Trump faces skeptical court in fight to keep records from House

United States President Donald J. Trump returns to the White House in Washington, D.C. after participating in political events and fundraising on his re-election campaign on Oct. 19, 2020. (Chris Kleponis/Pool/CNP/DPA/Abaca Press/TNS)

WASHINGTON _ Two of three judges on a Washington appeals court appeared skeptical of President Donald Trump's renewed efforts to prevent accounting firm Mazars USA LLP from turning over his financial records to House Democrats.

At a hearing Tuesday before the U.S. Court of Appeals, two judges appointed by Democratic presidents seemed to dispute claims by Trump lawyers that the House subpoena failed to meet new standards outlined in May by the Supreme Court, including that the request for records advances a valid legislative purpose.

U.S. Circuit Judge Patricia Millett, who was appointed by Barack Obama, said U.S. lawmakers need Trump's records as they pursue possible legislation on issues like financial disclosures by public officials or presidential self-dealing in government contracts.

"They can't shoot in the dark," Millett said during the hearing. "They really need to understand the nature of this precise problem because overshooting could have its own constitutional consequences."

U.S. Circuit Judge David Tatel, who was appointed by Bill Clinton, took issue with another of Trump's claims _ that the case should return to a lower court before the appeals panel takes it up again. "There's nothing in the Supreme Court decision that suggests we need a different record to decide this case," Tatel said.

The judges didn't indicate when they'd rule. The hearing was the latest chapter in a long-running legal fight. The appeals panel authorized the House subpoena in October 2019, arguing that the Democrats had legal authority to demand Trump's financial records.

But in May, the Supreme Court ruled 7-2 that the House could not compel the release of those records, at least for the time being. The case was sent back to the appeals court to assess whether the Democrats should narrow the scope of the information sought under the new standards devised by the Supreme Court, including that the subpoena should be "no broader than reasonably necessary."
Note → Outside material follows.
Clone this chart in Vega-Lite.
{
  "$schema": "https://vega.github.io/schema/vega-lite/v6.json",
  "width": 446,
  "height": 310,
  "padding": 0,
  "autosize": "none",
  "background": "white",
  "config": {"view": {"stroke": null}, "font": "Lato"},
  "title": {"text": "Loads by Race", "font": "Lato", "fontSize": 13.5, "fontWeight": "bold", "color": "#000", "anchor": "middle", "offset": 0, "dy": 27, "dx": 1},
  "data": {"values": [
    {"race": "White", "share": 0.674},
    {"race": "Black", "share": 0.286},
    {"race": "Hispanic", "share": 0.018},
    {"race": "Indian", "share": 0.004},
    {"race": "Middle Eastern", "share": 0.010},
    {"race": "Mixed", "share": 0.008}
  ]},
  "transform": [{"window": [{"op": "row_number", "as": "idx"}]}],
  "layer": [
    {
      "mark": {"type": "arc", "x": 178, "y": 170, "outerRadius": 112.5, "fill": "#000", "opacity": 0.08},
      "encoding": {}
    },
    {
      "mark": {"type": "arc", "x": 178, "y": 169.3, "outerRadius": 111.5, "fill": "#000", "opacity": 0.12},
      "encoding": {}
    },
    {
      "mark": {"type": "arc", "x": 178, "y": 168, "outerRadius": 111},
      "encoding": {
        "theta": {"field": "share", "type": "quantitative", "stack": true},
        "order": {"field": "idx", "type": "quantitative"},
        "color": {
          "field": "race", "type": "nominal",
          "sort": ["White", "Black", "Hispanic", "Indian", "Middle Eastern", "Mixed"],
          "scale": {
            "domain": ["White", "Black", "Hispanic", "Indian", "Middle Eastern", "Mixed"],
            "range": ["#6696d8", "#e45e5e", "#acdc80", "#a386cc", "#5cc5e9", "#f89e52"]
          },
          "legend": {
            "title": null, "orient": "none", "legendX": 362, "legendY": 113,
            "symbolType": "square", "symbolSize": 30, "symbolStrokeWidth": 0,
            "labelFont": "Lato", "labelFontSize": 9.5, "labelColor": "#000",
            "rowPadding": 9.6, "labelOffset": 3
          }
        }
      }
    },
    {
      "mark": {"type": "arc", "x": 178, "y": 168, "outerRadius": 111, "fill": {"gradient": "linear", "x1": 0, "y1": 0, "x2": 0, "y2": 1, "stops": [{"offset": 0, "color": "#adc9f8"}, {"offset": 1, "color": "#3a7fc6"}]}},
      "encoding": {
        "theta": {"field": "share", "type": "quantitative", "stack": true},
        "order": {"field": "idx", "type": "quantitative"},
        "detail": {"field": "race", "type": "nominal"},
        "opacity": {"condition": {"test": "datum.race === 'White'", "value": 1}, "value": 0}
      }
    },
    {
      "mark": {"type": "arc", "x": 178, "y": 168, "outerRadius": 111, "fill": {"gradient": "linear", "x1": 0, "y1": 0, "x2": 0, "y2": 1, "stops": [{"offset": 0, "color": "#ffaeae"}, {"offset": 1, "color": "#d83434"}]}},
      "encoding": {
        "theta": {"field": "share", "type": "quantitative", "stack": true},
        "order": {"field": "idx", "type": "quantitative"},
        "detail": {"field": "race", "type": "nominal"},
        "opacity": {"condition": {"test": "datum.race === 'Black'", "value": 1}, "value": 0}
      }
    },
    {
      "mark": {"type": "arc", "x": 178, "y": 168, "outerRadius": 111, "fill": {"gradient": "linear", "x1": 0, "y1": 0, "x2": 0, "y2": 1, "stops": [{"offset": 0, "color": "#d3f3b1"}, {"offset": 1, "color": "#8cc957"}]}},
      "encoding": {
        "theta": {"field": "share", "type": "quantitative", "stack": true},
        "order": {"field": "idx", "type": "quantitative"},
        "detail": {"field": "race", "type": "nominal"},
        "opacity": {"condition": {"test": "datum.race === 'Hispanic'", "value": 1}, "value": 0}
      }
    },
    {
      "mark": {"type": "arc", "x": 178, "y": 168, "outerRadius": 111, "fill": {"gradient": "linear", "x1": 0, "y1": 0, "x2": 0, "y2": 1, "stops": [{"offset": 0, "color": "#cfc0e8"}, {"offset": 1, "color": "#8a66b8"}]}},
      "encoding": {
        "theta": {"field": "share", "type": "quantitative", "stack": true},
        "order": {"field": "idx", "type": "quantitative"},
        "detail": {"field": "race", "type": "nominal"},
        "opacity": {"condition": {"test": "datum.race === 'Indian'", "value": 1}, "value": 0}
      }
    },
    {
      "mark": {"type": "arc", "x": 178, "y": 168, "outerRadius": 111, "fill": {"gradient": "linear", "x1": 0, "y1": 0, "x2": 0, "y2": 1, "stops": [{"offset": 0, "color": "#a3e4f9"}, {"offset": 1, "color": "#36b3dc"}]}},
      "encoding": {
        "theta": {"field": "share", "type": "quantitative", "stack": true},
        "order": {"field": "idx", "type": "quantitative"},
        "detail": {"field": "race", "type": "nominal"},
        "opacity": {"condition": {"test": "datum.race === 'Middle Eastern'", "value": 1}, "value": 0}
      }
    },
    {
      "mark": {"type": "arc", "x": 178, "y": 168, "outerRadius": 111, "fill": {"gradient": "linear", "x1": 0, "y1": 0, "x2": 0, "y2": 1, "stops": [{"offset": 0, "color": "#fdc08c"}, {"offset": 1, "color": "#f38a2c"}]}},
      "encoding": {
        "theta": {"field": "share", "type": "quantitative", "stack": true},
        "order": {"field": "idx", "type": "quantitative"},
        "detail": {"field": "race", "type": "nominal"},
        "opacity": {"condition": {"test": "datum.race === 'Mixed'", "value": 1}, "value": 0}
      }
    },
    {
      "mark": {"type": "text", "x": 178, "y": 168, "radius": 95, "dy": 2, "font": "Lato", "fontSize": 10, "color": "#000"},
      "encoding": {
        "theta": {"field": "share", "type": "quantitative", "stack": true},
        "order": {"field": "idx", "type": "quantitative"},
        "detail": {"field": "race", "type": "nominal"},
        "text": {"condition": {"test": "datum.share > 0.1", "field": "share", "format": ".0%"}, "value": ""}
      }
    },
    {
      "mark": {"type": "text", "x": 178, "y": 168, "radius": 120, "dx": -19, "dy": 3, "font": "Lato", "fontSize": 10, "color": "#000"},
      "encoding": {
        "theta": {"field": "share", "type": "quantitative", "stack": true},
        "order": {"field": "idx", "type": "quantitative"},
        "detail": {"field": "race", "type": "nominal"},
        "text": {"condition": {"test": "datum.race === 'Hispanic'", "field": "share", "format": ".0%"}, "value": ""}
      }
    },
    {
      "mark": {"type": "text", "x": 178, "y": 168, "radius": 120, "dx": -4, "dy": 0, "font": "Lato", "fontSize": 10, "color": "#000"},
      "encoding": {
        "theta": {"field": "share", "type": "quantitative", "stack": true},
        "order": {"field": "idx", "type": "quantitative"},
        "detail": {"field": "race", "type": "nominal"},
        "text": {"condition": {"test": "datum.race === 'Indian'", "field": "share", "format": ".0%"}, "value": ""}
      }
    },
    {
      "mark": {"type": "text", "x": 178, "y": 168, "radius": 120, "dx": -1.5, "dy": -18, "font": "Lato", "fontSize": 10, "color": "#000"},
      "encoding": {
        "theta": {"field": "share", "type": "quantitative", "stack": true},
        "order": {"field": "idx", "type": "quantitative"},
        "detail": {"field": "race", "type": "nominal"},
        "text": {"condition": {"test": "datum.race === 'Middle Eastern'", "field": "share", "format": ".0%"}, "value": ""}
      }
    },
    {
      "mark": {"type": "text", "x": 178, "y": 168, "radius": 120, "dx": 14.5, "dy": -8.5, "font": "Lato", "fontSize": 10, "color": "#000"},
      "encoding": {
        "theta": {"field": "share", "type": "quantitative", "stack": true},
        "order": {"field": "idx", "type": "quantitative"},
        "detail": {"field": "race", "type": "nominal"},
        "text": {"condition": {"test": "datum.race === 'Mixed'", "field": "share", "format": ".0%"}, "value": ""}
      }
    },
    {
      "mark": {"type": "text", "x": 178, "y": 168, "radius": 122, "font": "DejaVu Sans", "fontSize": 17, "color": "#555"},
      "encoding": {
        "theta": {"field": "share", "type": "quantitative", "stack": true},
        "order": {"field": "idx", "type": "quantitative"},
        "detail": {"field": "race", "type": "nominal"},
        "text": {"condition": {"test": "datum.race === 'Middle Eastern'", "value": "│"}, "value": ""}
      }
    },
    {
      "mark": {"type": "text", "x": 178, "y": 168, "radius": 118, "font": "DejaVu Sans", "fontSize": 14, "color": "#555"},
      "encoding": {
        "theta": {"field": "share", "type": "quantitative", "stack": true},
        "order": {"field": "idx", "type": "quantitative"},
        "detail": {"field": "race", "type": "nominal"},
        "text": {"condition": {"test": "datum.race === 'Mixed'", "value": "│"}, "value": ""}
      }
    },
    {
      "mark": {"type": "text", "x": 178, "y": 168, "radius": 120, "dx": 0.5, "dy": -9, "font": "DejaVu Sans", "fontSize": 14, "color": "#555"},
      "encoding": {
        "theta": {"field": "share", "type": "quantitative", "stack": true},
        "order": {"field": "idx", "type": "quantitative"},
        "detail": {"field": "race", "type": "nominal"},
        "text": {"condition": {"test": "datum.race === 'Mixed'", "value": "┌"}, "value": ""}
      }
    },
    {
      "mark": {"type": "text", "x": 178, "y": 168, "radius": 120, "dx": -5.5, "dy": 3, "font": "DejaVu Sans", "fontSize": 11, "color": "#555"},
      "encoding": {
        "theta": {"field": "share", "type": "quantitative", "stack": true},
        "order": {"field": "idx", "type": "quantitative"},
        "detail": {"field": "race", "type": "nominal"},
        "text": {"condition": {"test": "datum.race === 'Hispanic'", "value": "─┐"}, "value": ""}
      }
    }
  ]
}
The third judge on the appeals panel is Neomi Rao, a Trump appointee who has ruled in favor of the president in a series of high-profile cases. She dissented in the panel's previous ruling authorizing the subpoena.

At the hearing, Rao appeared skeptical of the House's argument that obtaining the president's financial information was crucial to its legislative duties.

"You could pass such legislation without knowing the details of any particular problems you might be suspicious of," she said.

In August, Rep. Carolyn Maloney, a New York Democrat who chairs the House Committee on Oversight and Reform, sent a lengthy memo to committee members arguing that the original subpoena satisfied the requirements laid out by the Supreme Court.

Much of the hearing on Tuesday focused on whether the appeals court could consider that memo in making a determination about the subpoena, or whether the case should return to the district court first.

Trump's lawyer, Cameron Norris, said the judges shouldn't consider the memo because it was drafted more than a year after the House issued the subpoena.

The lawyer for the House Democrats, Douglas Letter, argued that an earlier memo by a different Democratic congressman showed that the subpoena met the Supreme Court's new standards. But he insisted that the Maloney memo could also factor into the court's thinking.